Hayes is an Oklahoma native and says he’s now retired after having worked in construction. He’s lived in Montana since 2004 — originally in Bozeman before he moved to the Townsend area to be closer to his mining claim. While Broadwater County is not in the western congressional district, the U.S. Constitution requires only that House candidates live in the state they’re running in, not the district.

Hayes says he considers himself conservative. He’s concerned about illegal immigration and federal spending on migrants, he believes veterans are not receiving enough support, and he says the federal budget needs to be cut by half or three-quarters. He says he did not have any connections with the Libertarian Party before he ran.

“I wasn’t even sure what the Libertarian Party was until I looked it up and found out that they're for the Constitution and small government,” he said. “And it's like, ‘That's right up my alley.’”

Earlier this year, Hayes told Montana Public Radio that he was encouraged to run by the group “Patriots Run Project.”. He told MTN that people had reached out to him about running because of the political posts he’s put on Facebook, and that a donor agreed to pay his filing fee because he didn’t have the money himself.

Hayes is one of six candidates from across the country named in an Associated Press article who reported being recruited by Patriots Run Project. The AP’s investigation suggested the group may have ties to Democratic consulting firms, and several of the candidates interviewed said they believed it had been an effort to siphon conservative votes away from Republicans.

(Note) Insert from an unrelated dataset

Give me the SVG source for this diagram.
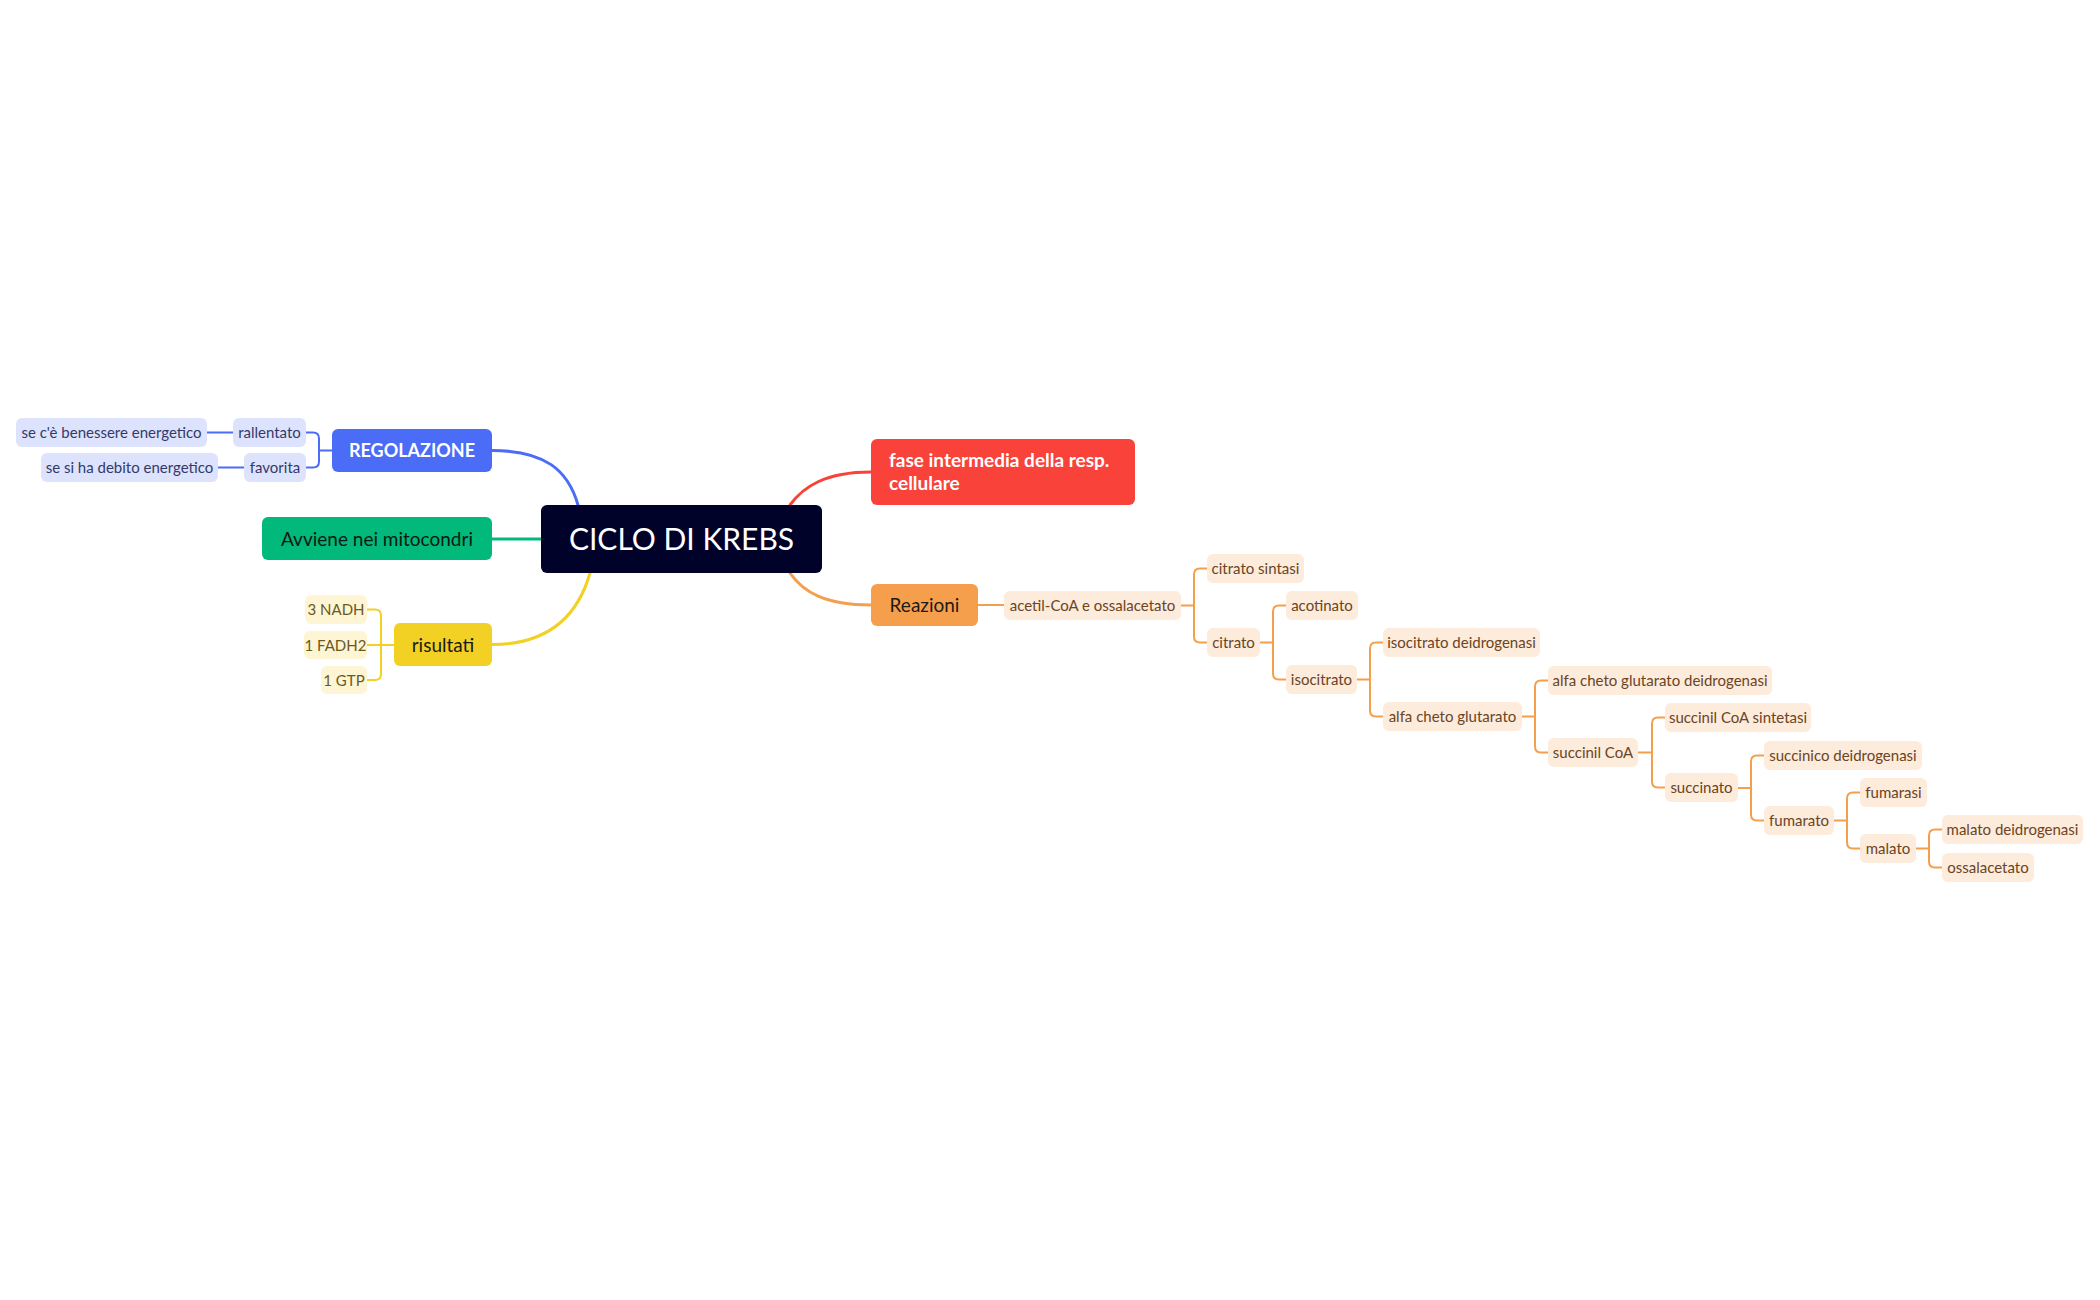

Hayes told MTN he had no idea about whether that was the case, but he was firmly standing against what he called an effort to push him out of the race.

“I'm dead serious about running,” he said. “If I had the hundreds of thousands of dollars that the corruption has to put out on news and ads and everything else, I'd be doing that. But when you live on Social Security, you don't have the money to do that, so you have to do everything by word of mouth.”